Is Singapore the Next Switzerland for U.S. Tax Crackdown?

This article was recently published by Bloomberg Business. Please follow us on Twitter and like us on Facebook for more news about the IRS.

“The Internal Revenue Service is seeking to force UBS Group AG to turn over records on an account in Singapore held by a U.S. citizen, potentially opening a new front against offshore tax evasion beyond Switzerland.

The IRS last month asked a federal judge in Miami to force UBS, the largest Swiss bank, to produce documents on Ching-Ye Hsiaw, who lives in China. The judge on Wednesday told UBS to show up in court on March 31 to explain why it has refused to supply the account records.

“They’re holding UBS hostage in the U.S. by saying you subjected yourself to U.S. jurisdiction, now produce these records outside the U.S.,” said Jeff Neiman, a former federal prosecutor. “It’s setting up a showdown of Singapore secrecy versus the U.S. need to enforce its tax laws.”

Singapore will lift banking confidentiality when foreign authorities ask it to do so and when the law is used to shield criminal activities, according to a person with direct knowledge of the city-state’s bank-regulation framework who asked not to be named because of an ongoing court case.

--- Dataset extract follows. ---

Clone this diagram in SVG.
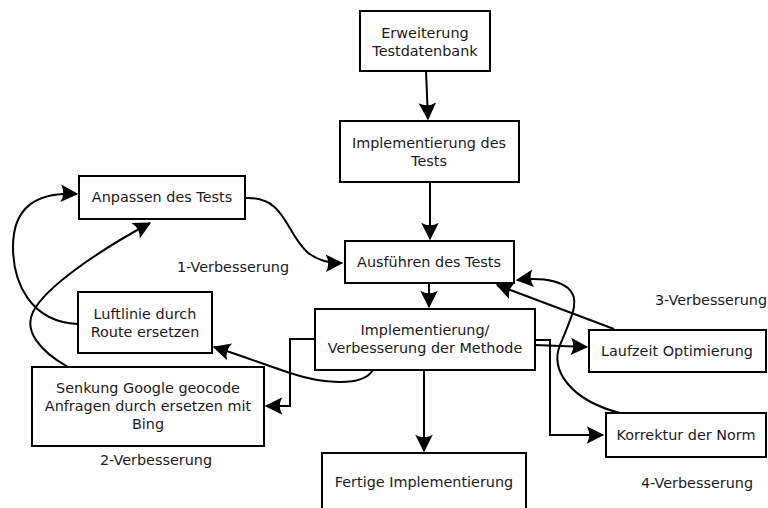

“No jurisdiction is off limits,” Acting Assistant Attorney General Caroline D. Ciraolo, who oversees the U.S. Justice Department’s Tax Division, told the Federal Bar Association in a speech Friday. She said “our investigations of both individuals and entities are well beyond Switzerland at this point.”

UBS spokesman Gregg Rosenberg declined to comment on the case. Hsiaw couldn’t be reached for comment.